À medida que assenta a poeira da violência que, na última semana, matou 17 pessoas inocentes em França, sobe de tom o debate sobre a linha editorial seguida pelo "Charles Hebdo".
Sempre ressalvando que "violência nunca", não faltam vozes recordando que os cartunes são "ofensivos" e deveriam ser contidos pelo "bom senso", porque limitam a liberdade religiosa de milhões de muçulmanos e católicos.
Pode fazer-se sátira política, brincar com chefes de Estado, criar anedotas sobre paixões clubísticas, desenvolver anedotário com tiques socioculturais. Mas com a religião não se brinque: é matéria sagrada.
Ora eu prefiro subscrever o comentário com que o filósofo belga Édouard Delruelle refletiu esta semana sobre o tema. "O que é sagrado em democracia é que nada é sagrado. Tudo pode ser criticado, contestado, posto em causa nos seus fundamentos - todos os poderes, todos os dogmas, todas as certezas."
Se o humor, a sátira, a crónica e a opinião expressa no espaço público são tantas vezes ofensivos? Claro. Mas para o julgar existem fronteiras legais e também aqui as orientações do Tribunal Europeu dos Direitos do Homem têm sido claras, entendendo a liberdade de expressão como atitude que exige aceitar (também) as opiniões que "chocam e que inquietam o Estado ou o outro".

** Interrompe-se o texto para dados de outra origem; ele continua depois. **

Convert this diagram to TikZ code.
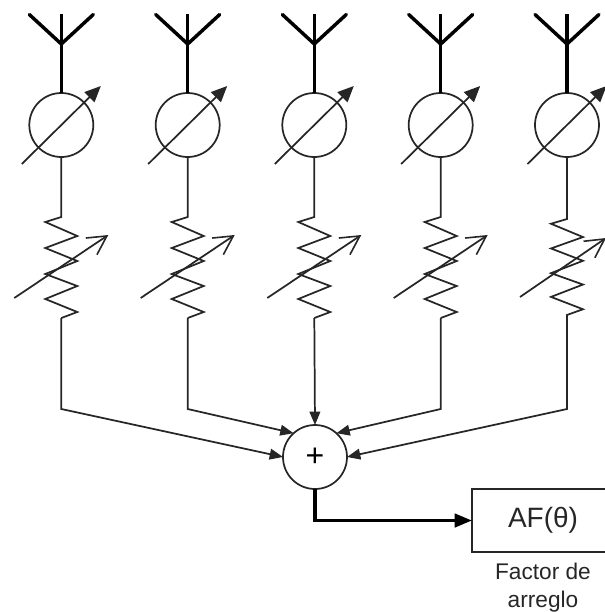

O debate à volta dos limites é uma falsa questão - porque em rigor já existem e porque nunca se poderá por decreto definir onde começa e acaba o tão invocado bom senso. Defender a liberdade de expressão é aceitar que todos sem exceção possam exercer esse direito em igualdade de circunstâncias. E acreditar que o seu exercício nos tornará cada vez mais tolerantes e humanos. Com capacidade de nos olharmos ao espelho de forma desassombrada e de nos rirmos de nós mesmos e daquilo que em nós é mais profundo.